The war also intertwines with the spiritual and narrative aspects of collapse. Inside the US military and political class, apocalyptic and civilizational rhetoric has been steadily normalized, framing geopolitical contests as struggles for the survival of “the West” or “Judeo‑Christian civilization.” That layer of meaning offers purpose to soldiers and citizens asked to risk their lives or livelihoods in wars whose material logic is abstract, technocratic, and troubling. It recodes structural decline and geopolitical overreach as prophecy fulfilled: rising seas, economic turmoil, and global unrest become signs that the timetable is advancing as promised. In Iran, a different eschatology frames resistance to the “Great Satan” and its allies as part of a sacred history leading toward eventual redemption. Both sides, in different idioms, mobilize myths that make sacrifice and destruction endurable, even desirable, in service of a larger story.

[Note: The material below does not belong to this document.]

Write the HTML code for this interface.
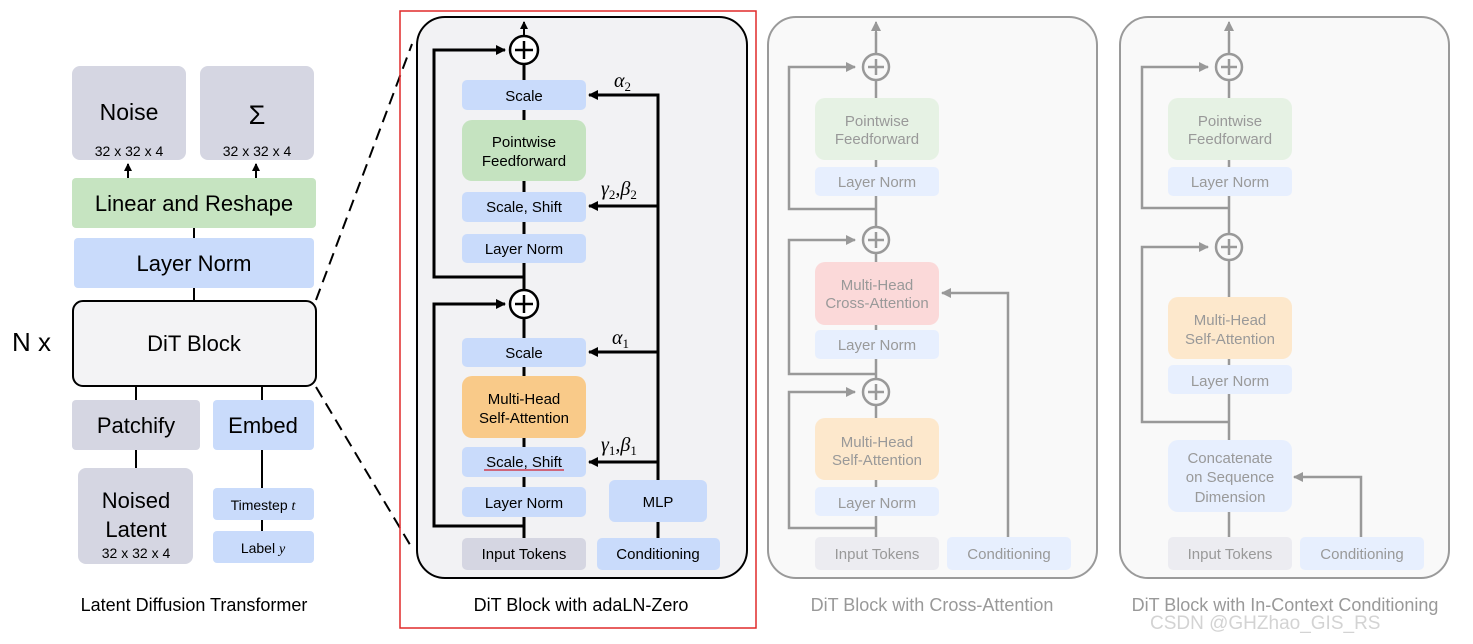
<!DOCTYPE html>
<html><head><meta charset="utf-8"><style>
html,body{margin:0;padding:0;background:#fff;}
svg{display:block;font-family:"Liberation Sans",Arial,sans-serif;}
</style></head><body>
<svg width="1473" height="644" viewBox="0 0 1473 644" xmlns="http://www.w3.org/2000/svg">
<defs>
<marker id="ab" markerWidth="8" markerHeight="8" refX="7" refY="4" orient="auto" markerUnits="userSpaceOnUse"><path d="M0,0 L8,4 L0,8 z" fill="#000"/></marker>
<marker id="ag" markerWidth="10" markerHeight="10" refX="9" refY="5" orient="auto" markerUnits="userSpaceOnUse"><path d="M0,0 L10,5 L0,10 z" fill="#999"/></marker>
<marker id="ak" markerWidth="10" markerHeight="10" refX="9" refY="5" orient="auto" markerUnits="userSpaceOnUse"><path d="M0,0 L10,5 L0,10 z" fill="#000"/></marker>
</defs>

<!-- LEFT PANEL -->
<g stroke="#000" stroke-width="2" fill="none">
<line x1="128" y1="178" x2="128" y2="164" marker-end="url(#ab)"/>
<line x1="256" y1="178" x2="256" y2="164" marker-end="url(#ab)"/>
<line x1="194" y1="228" x2="194" y2="238"/>
<line x1="194" y1="288" x2="194" y2="301"/>
<line x1="136" y1="386" x2="136" y2="468"/>
<line x1="262" y1="386" x2="262" y2="531"/>
</g>
<rect x="72" y="66" width="114" height="94" rx="8" fill="#d5d6e2"/>
<rect x="200" y="66" width="114" height="94" rx="8" fill="#d5d6e2"/>
<text x="129" y="120" font-size="23" text-anchor="middle">Noise</text>
<text x="129" y="156" font-size="14" text-anchor="middle">32 x 32 x 4</text>
<text x="257" y="124" font-size="27" text-anchor="middle">Σ</text>
<text x="257" y="156" font-size="14" text-anchor="middle">32 x 32 x 4</text>
<rect x="72" y="178" width="244" height="50" rx="4" fill="#c6e4c1"/>
<text x="194" y="211" font-size="22" text-anchor="middle">Linear and Reshape</text>
<rect x="74" y="238" width="240" height="50" rx="4" fill="#c9dbfb"/>
<text x="194" y="271" font-size="22" text-anchor="middle">Layer Norm</text>
<rect x="73" y="301" width="243" height="85" rx="10" fill="#f3f3f5" stroke="#000" stroke-width="2"/>
<text x="194" y="351" font-size="22" text-anchor="middle">DiT Block</text>
<text x="12" y="351" font-size="26">N x</text>
<rect x="72" y="400" width="128" height="50" rx="4" fill="#d5d6e2"/>
<text x="136" y="433" font-size="22" text-anchor="middle">Patchify</text>
<rect x="213" y="400" width="101" height="50" rx="4" fill="#c9dbfb"/>
<text x="263" y="433" font-size="22" text-anchor="middle">Embed</text>
<rect x="78" y="468" width="115" height="96" rx="8" fill="#d5d6e2"/>
<text x="136" y="508" font-size="22" text-anchor="middle">Noised</text>
<text x="136" y="537" font-size="22" text-anchor="middle">Latent</text>
<text x="136" y="558" font-size="14" text-anchor="middle">32 x 32 x 4</text>
<rect x="213" y="488" width="101" height="32" rx="4" fill="#c9dbfb"/>
<text x="263" y="510" font-size="14" text-anchor="middle">Timestep <tspan font-family="Liberation Serif" font-style="italic">t</tspan></text>
<rect x="213" y="531" width="101" height="32" rx="4" fill="#c9dbfb"/>
<text x="263" y="553" font-size="14" text-anchor="middle">Label <tspan font-family="Liberation Serif" font-style="italic">y</tspan></text>
<text x="194" y="611" font-size="18" text-anchor="middle">Latent Diffusion Transformer</text>
<line x1="316" y1="300" x2="412" y2="44" stroke="#000" stroke-width="2" stroke-dasharray="12,7"/>
<line x1="316" y1="387" x2="412" y2="548" stroke="#000" stroke-width="2" stroke-dasharray="12,7"/>

<!-- adaLN-Zero -->
<rect x="400" y="11" width="356" height="617" fill="none" stroke="#e02a2a" stroke-width="1.5"/>
<rect x="417" y="17" width="330" height="561" rx="28" fill="#f2f2f4" stroke="#000" stroke-width="2"/>
<g stroke="#000" stroke-width="3" fill="none">
<line x1="524" y1="538" x2="524" y2="36"/>
<line x1="524" y1="36" x2="524" y2="22" stroke-width="2" marker-end="url(#ab)"/>
<polyline points="524,277 434,277 434,50 505,50" marker-end="url(#ak)"/>
<polyline points="524,526 434,526 434,304 505,304" marker-end="url(#ak)"/>
<polyline points="658,480 658,95 589,95" marker-end="url(#ak)"/>
<line x1="658" y1="206" x2="589" y2="206" marker-end="url(#ak)"/>
<line x1="658" y1="352" x2="589" y2="352" marker-end="url(#ak)"/>
<line x1="658" y1="462" x2="589" y2="462" marker-end="url(#ak)"/>
<line x1="658" y1="522" x2="658" y2="538"/>
</g>
<g stroke="#000" stroke-width="2.5" fill="#fff">
<circle cx="524" cy="50" r="14"/><circle cx="524" cy="304" r="14"/>
</g>
<g stroke="#000" stroke-width="2.5">
<line x1="515" y1="50" x2="533" y2="50"/><line x1="524" y1="41" x2="524" y2="59"/>
<line x1="515" y1="304" x2="533" y2="304"/><line x1="524" y1="295" x2="524" y2="313"/>
</g>
<g font-size="15" text-anchor="middle">
<rect x="462" y="80" width="124" height="30" rx="5" fill="#c9dbfb"/><text x="524" y="101">Scale</text>
<rect x="462" y="120" width="124" height="61" rx="10" fill="#c5e3c0"/><text x="524" y="147">Pointwise</text><text x="524" y="166">Feedforward</text>
<rect x="462" y="192" width="124" height="30" rx="5" fill="#c9dbfb"/><text x="524" y="212">Scale, Shift</text>
<rect x="462" y="234" width="124" height="29" rx="5" fill="#c9dbfb"/><text x="524" y="254">Layer Norm</text>
<rect x="462" y="338" width="124" height="29" rx="5" fill="#c9dbfb"/><text x="524" y="358">Scale</text>
<rect x="462" y="376" width="124" height="62" rx="10" fill="#f9ca89"/><text x="524" y="404">Multi-Head</text><text x="524" y="423">Self-Attention</text>
<rect x="462" y="447" width="124" height="30" rx="5" fill="#c9dbfb"/><text x="524" y="467">Scale, Shift</text>
<line x1="484" y1="470" x2="564" y2="470" stroke="#d04050" stroke-width="1.5"/>
<rect x="462" y="487" width="124" height="30" rx="5" fill="#c9dbfb"/><text x="524" y="508">Layer Norm</text>
<rect x="609" y="480" width="98" height="42" rx="6" fill="#c9dbfb"/><text x="658" y="507">MLP</text>
<rect x="462" y="538" width="124" height="32" rx="5" fill="#d5d6e2"/><text x="524" y="559">Input Tokens</text>
<rect x="597" y="538" width="123" height="32" rx="5" fill="#c9dbfb"/><text x="658" y="559">Conditioning</text>
</g>
<g font-family="Liberation Serif" font-style="italic" font-size="20">
<text x="614" y="87">α<tspan font-size="13" font-style="normal" dy="4">2</tspan></text>
<text x="601" y="195">γ<tspan font-size="13" font-style="normal" dy="4">2</tspan><tspan dy="-4">,β</tspan><tspan font-size="13" font-style="normal" dy="4">2</tspan></text>
<text x="612" y="344">α<tspan font-size="13" font-style="normal" dy="4">1</tspan></text>
<text x="601" y="451">γ<tspan font-size="13" font-style="normal" dy="4">1</tspan><tspan dy="-4">,β</tspan><tspan font-size="13" font-style="normal" dy="4">1</tspan></text>
</g>
<text x="581" y="611" font-size="18" text-anchor="middle">DiT Block with adaLN-Zero</text>

<!-- Cross-Attention -->
<rect x="768" y="17" width="329" height="561" rx="28" fill="#f9f9f9" stroke="#9a9a9a" stroke-width="2"/>
<g stroke="#999" stroke-width="2.5" fill="none">
<line x1="876" y1="537" x2="876" y2="32"/>
<line x1="876" y1="32" x2="876" y2="22" stroke-width="2" marker-end="url(#ag)"/>
<polyline points="876,209 789,209 789,67 855,67" marker-end="url(#ag)"/>
<polyline points="876,374 789,374 789,240 855,240" marker-end="url(#ag)"/>
<polyline points="876,528 789,528 789,392 855,392" marker-end="url(#ag)"/>
<polyline points="1008,537 1008,293 942,293" marker-end="url(#ag)"/>
</g>
<g stroke="#999" stroke-width="2.5" fill="#f9f9f9">
<circle cx="876" cy="67" r="13"/><circle cx="876" cy="240" r="13"/><circle cx="876" cy="392" r="13"/>
</g>
<g stroke="#999" stroke-width="2.5">
<line x1="868" y1="67" x2="884" y2="67"/><line x1="876" y1="59" x2="876" y2="75"/>
<line x1="868" y1="240" x2="884" y2="240"/><line x1="876" y1="232" x2="876" y2="248"/>
<line x1="868" y1="392" x2="884" y2="392"/><line x1="876" y1="384" x2="876" y2="400"/>
</g>
<g font-size="15" text-anchor="middle" fill="#999">
<rect x="815" y="98" width="124" height="62" rx="10" fill="#e6f2e4"/><text x="877" y="126">Pointwise</text><text x="877" y="144">Feedforward</text>
<rect x="815" y="167" width="124" height="29" rx="5" fill="#e7effe"/><text x="877" y="187">Layer Norm</text>
<rect x="815" y="262" width="124" height="63" rx="10" fill="#fbd9d9"/><text x="877" y="290">Multi-Head</text><text x="877" y="308">Cross-Attention</text>
<rect x="815" y="330" width="124" height="29" rx="5" fill="#e7effe"/><text x="877" y="350">Layer Norm</text>
<rect x="815" y="418" width="124" height="62" rx="10" fill="#fde8cc"/><text x="877" y="447">Multi-Head</text><text x="877" y="465">Self-Attention</text>
<rect x="815" y="487" width="124" height="29" rx="5" fill="#e7effe"/><text x="877" y="508">Layer Norm</text>
<rect x="815" y="537" width="124" height="33" rx="5" fill="#ececf1"/><text x="877" y="559">Input Tokens</text>
<rect x="947" y="537" width="124" height="33" rx="5" fill="#e7effe"/><text x="1009" y="559">Conditioning</text>
</g>
<text x="932" y="611" font-size="18" text-anchor="middle" fill="#999">DiT Block with Cross-Attention</text>

<!-- In-Context -->
<rect x="1120" y="17" width="329" height="561" rx="28" fill="#f9f9f9" stroke="#9a9a9a" stroke-width="2"/>
<g stroke="#999" stroke-width="2.5" fill="none">
<line x1="1229" y1="537" x2="1229" y2="32"/>
<line x1="1229" y1="32" x2="1229" y2="22" stroke-width="2" marker-end="url(#ag)"/>
<polyline points="1229,208 1142,208 1142,67 1208,67" marker-end="url(#ag)"/>
<polyline points="1229,422 1142,422 1142,247 1208,247" marker-end="url(#ag)"/>
<polyline points="1361,537 1361,477 1294,477" marker-end="url(#ag)"/>
</g>
<g stroke="#999" stroke-width="2.5" fill="#f9f9f9">
<circle cx="1229" cy="67" r="13"/><circle cx="1229" cy="247" r="13"/>
</g>
<g stroke="#999" stroke-width="2.5">
<line x1="1221" y1="67" x2="1237" y2="67"/><line x1="1229" y1="59" x2="1229" y2="75"/>
<line x1="1221" y1="247" x2="1237" y2="247"/><line x1="1229" y1="239" x2="1229" y2="255"/>
</g>
<g font-size="15" text-anchor="middle" fill="#999">
<rect x="1168" y="98" width="124" height="62" rx="10" fill="#e6f2e4"/><text x="1230" y="126">Pointwise</text><text x="1230" y="144">Feedforward</text>
<rect x="1168" y="167" width="124" height="29" rx="5" fill="#e7effe"/><text x="1230" y="187">Layer Norm</text>
<rect x="1168" y="297" width="124" height="62" rx="10" fill="#fde8cc"/><text x="1230" y="325">Multi-Head</text><text x="1230" y="344">Self-Attention</text>
<rect x="1168" y="365" width="124" height="29" rx="5" fill="#e7effe"/><text x="1230" y="386">Layer Norm</text>
<rect x="1168" y="440" width="124" height="72" rx="10" fill="#e7effe"/><text x="1230" y="463">Concatenate</text><text x="1230" y="482">on Sequence</text><text x="1230" y="502">Dimension</text>
<rect x="1168" y="537" width="124" height="33" rx="5" fill="#ececf1"/><text x="1230" y="559">Input Tokens</text>
<rect x="1300" y="537" width="124" height="33" rx="5" fill="#e7effe"/><text x="1362" y="559">Conditioning</text>
</g>
<text x="1285" y="611" font-size="18" text-anchor="middle" fill="#999">DiT Block with In-Context Conditioning</text>
<text x="1150" y="629" font-size="19" fill="#c8c8c8" fill-opacity="0.8">CSDN @GHZhao_GIS_RS</text>
</svg>
</body></html>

In that sense, the war is not just about pipelines and ports; it is also about whose vision of the end of the world will be allowed to define meaning as the old order frays.

Ultimately, how the US–Israeli war on Iran “plays out” is inseparable from how modern industrial civilization plays out. A likely military and political path—no decisive victory, enduring damage, intensified multipolarity, expanded security states, normalized economic shocks—maps neatly onto the picture of managed decline I have been studying. The war hastens a world where energy is more tightly securitized, trade more militarized, rights more contingent, and futures more unequal. It does not by itself bring the system down; it teaches those who rule it how to keep riding it as it sinks, shifting burdens downward and outward. In that sense, the most honest description of the war’s likely end is neither triumph nor apocalypse, but another turn of the ratchet in a civilization that is losing without admitting it. It is fighting over the control panel of a machine that is burning itself out, and arguing over whose gods and laws will bless the ride down.